My point is this: The calls for bloody revenge; the calls for revenge on animals who could have done this; the calls to keep it up with cyclical violence – also, not going to help. On either side, we’re begging for our children to grow up hateful and vengeful. And with motive. It’s painful to hear Jews calling for bloodshed and violence. Yes, war is a part of life, a civilizational necessity, there’s a whole bunch of political philosophy on that. But there’s also a required state of thinking it through and not being blind, deaf and ignorant.

So when I see today the same folks saying things like, how amazing are we for saving the baby of an Arab mother in late stage labor, whose cord was wrapped around the neck, stuck in a taxi cab that went to Itamar to find help… Yes, it is amazing. Absolutely amazing. In fact, it’s what was commanded of us as Children of Israel. There are other stories like it too. They help when we mankind seem to be getting out of hand. Truly inspiring to know there are humans around us at times like this.

But then, might you want to think twice before getting all vengeful with violence? Maybe there are alternative modes of revenge?

Which brings me to Parshat Zachor which we read this week as Purim approaches.

Speaking of Purim – a holiday where they tried to kill us, once again, and here we are partying it up with kids generations later. Lovely legacy, really. Not that we didn’t take revenge at the time; that last couple chapters of the megillah are a bit hard to read, but like I said, sometimes war is a necessity in nature, right? But if it’s not hard for you to read it – what does that say about you?

Anyway, Zachor. An official mandate from the Torah to deal with our utmost enemies. The really bad guys. The Hitlers, the Hamans. At least, so the interpretation goes; who is Amalek anyway, and do they still exist?

My problem is this: Why do so many people automatically go into kill mode when discussing, ‘wiping out the memory of Amalek from under heaven – do not forget!‘ Why is this interpreted as killing every single member of Amalek, from men to women to children? Why is it automatically assumed to mean killing? Why can’t ‘wiping out memory’ be genocide of hatred as opposed to genocide of people? Why can’t it be a combination of resolutions? Why talk in absolutes?

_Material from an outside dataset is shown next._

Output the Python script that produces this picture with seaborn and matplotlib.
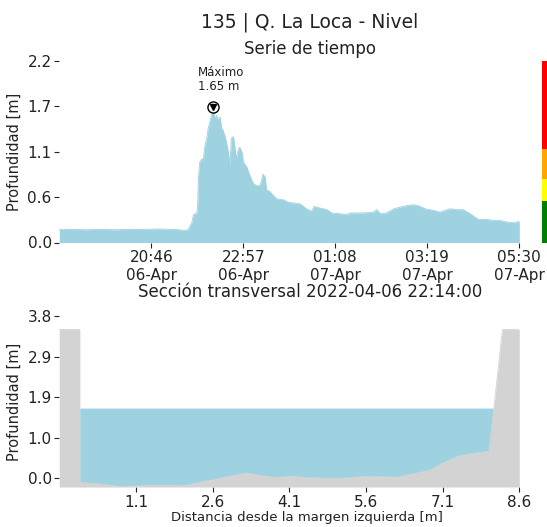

And, if it is true that it means destroy-kill, where is the human remorse in what we’ve been commanded to do?

Why isn’t there pain in our voices as we discuss it? It’s a bitter pill, meant to taste bad. Does it not make you uncomfortable? Does it not make you squirm? Have we lost our sense of humanness when we get to these topics?

And how is that different from anyone who’d find it in themselves to support a hateful, vengeful, murderous Palestinian killing a sleeping Jewish baby?

It’s not political for me. I’m a mother. I want my babies to be safe… forever. And I want other people’s babies to be safe so mine will stay safe. We’re all human, we’re all trying to survive. Maybe sometimes it would be good to remember that as we come up with ways to make that happen.